The authors attending this year include Bernhard Aichner (Austria), Naja Marie Aidt (Denmark), Niccolò Ammaniti (Italy), Tomáš Halík (Czech Republic), Wojciech Jagielski (Poland), Josefine Klougart (Denmark), Alek Popov (Bulgaria), Jordi Puntí (Catalonia), György Spiró (Hungary), Bogdan Suceavă (Romania), Bettina Suleiman (Germany), and Ardian Vehbiu (Albania).
Also at the festival are Grove Atlantic’s Morgan Entrekin, Europa Edition’s Michael Reynolds, Open Letter Books’ Chad Post, the BBC’s Michael Maher, and PEN Translation Committee co-chair, Margaret Carson and journalist/writer Ian Buruma among others.

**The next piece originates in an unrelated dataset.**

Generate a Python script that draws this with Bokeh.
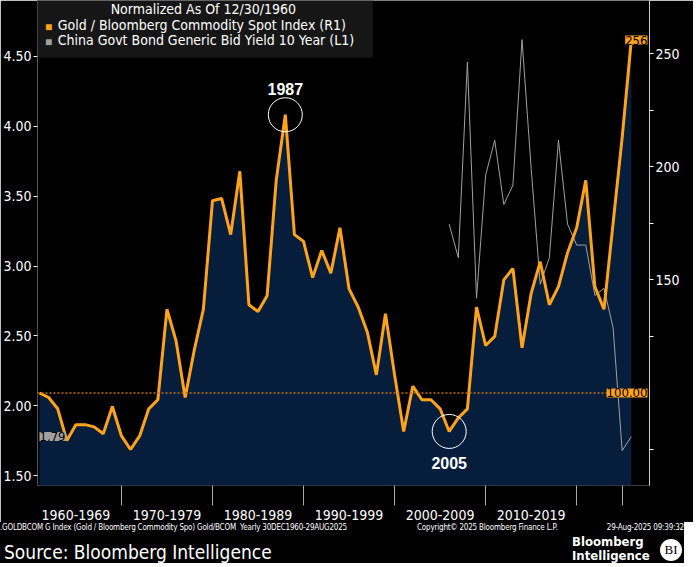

Among the items of special interest on the program are panels on humor “as a tool to explore the dark side of fiction” with Naja Marie Aidt, Alek Popov and Jordi Puntí, another on adaptation with Bernhard Aichner, Niccolò Ammaniti and György Spiró. Spiró has his first novel coming out in English translation with Restless Books, Captivity, in a translation by Tim Wilkinson. There is a panel on the ever present issue of women in translation and another very interesting looking one with Polish journalist Wojciech Jagielski about his book Burning the Grass: At the Heart of Change in South Africa, 1990–2011, based on the murder of Eugène Terre’Blanche, leader of the far-right AWB (Afrikaner Weerstandsbeweging–the Afrikaner Resistance Movement) at the end of apartheid. The book was translated by Antonia Lloyd-Jones.